The Vero Beach Museum of Art presents the impressive exhibition Pierre Daura: A Retrospective, 1896-1976 through November 10, 2002.

Pierre Daura's career as an artist spanned over three-quarters of the twentieth century. The generous donation to the Vero Beach Museum of Art of 44 works in various media by the artist's daughter, Martha Daura, is unprecedented in the museum's history. These works solidly represent the Catalan-American artist's stylistic development throughout his long and prolific career. From his school days in Barcelona, to his final years in Virginia, Pierre Daura remained the consummate creator, striving to give outward substance to inner expression. As Daura grappled with numerous, varied artistic influences from Europe, he remained a devoted father and husband, and it is perhaps this more than anything else that sustained and stimulated his singular, expressive vision. Nearly 30 additional works were borrowed from private collections to round out the viewers experience.

The museum's Daura holdings, divided into six subjects, include war scenes, group portraits, self-portraits, geometric abstraction, landscapes, and still lifes. The thirty-six paintings, three drawings, four graphic works, and one sculpture, spanning the period 1924-75, range from naturalism and colorful expressionism to stark abstraction.
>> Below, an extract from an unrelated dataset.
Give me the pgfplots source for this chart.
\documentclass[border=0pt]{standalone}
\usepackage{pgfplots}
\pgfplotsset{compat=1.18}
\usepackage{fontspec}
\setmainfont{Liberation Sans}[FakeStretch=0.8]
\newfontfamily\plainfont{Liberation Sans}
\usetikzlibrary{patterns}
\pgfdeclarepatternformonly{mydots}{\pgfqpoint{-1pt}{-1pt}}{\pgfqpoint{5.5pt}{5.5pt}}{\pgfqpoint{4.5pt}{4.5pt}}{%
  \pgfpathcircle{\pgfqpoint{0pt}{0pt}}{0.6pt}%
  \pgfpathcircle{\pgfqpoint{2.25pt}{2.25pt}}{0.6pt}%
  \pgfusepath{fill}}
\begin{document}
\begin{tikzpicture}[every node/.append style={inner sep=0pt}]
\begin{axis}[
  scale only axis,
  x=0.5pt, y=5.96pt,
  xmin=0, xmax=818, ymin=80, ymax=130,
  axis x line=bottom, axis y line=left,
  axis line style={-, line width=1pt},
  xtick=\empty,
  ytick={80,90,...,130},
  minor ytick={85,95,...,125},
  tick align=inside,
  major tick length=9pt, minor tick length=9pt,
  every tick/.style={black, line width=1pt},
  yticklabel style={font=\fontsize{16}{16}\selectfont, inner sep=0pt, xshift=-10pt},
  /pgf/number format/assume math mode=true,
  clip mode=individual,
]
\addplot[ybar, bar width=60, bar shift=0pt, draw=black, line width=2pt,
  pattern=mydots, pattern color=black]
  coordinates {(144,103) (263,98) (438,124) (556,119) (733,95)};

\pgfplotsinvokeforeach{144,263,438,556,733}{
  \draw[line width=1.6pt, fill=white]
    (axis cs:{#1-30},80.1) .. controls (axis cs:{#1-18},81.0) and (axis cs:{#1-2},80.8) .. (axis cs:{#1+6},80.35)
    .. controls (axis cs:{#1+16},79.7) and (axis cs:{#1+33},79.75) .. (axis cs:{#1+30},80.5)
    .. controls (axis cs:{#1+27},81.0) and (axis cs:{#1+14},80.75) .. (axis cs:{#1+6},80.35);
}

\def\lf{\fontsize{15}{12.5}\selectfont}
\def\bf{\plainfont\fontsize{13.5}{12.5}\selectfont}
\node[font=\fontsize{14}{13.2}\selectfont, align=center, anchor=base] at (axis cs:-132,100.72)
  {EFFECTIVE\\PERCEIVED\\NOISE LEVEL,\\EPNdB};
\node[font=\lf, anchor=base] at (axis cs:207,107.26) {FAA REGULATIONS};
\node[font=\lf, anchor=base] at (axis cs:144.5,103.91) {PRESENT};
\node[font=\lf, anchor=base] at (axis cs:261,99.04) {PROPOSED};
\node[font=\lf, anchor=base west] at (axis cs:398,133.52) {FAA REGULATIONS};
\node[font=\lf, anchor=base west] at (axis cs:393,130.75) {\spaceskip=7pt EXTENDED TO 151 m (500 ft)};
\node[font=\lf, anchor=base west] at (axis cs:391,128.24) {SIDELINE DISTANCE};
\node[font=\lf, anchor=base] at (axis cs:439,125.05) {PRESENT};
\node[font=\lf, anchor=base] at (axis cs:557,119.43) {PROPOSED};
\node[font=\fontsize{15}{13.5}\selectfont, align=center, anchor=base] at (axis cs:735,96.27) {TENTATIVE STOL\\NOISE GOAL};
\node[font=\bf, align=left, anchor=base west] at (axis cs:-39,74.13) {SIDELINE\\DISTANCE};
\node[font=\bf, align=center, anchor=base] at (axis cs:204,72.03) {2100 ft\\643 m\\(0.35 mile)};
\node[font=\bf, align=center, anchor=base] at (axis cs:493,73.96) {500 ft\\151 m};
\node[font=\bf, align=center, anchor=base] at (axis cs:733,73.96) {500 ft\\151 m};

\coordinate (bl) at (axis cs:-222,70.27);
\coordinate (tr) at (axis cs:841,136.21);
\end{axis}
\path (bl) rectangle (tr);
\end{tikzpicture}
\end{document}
Emotional images serve as reactions to Daura's experiences of the chaos and horrors of war. Penetrating family and self-portraits depict the artist's devotion to the concept of familial bonds and insightfully record various stages of adulthood. The vibrant, expressive landscapes of Daura's native Spain and home in St. Cirq-Lapopie give way to pensive and experimental scenes of the Virginia countryside. Finally, still lifes showcase Daura's use of color not only as an expressive, descriptive element, but also as a vehicle for abstraction.

 

Pierre Daura Biography:

The Vero Beach Museum of Art is one of a select few museums who have been fortunate enough to acquire works by Daura through the Daura Foundation. Headed by the artist's daughter, Martha Daura (who is also a part-time Vero Beach, Florida resident), the foundation has made as its primary goal the placement of his art in museums of the highest standard across the United States and Europe. Along with (museum collections), the museum is proud to have a substantial holding of Daura's work. The Vero Beach Museum of Art's acquisition of 44 artworks highlights the various styles and stages in which this prolific artist worked, and places the institution in an esteemed position among museums in this country which house the work of significant European-American artists. (left: Pierre Daura, (American b. Spain 1896-1976), Self-Portrait with Red Shirt, ca. 1965, oil on canvas, 30 x 20 inches)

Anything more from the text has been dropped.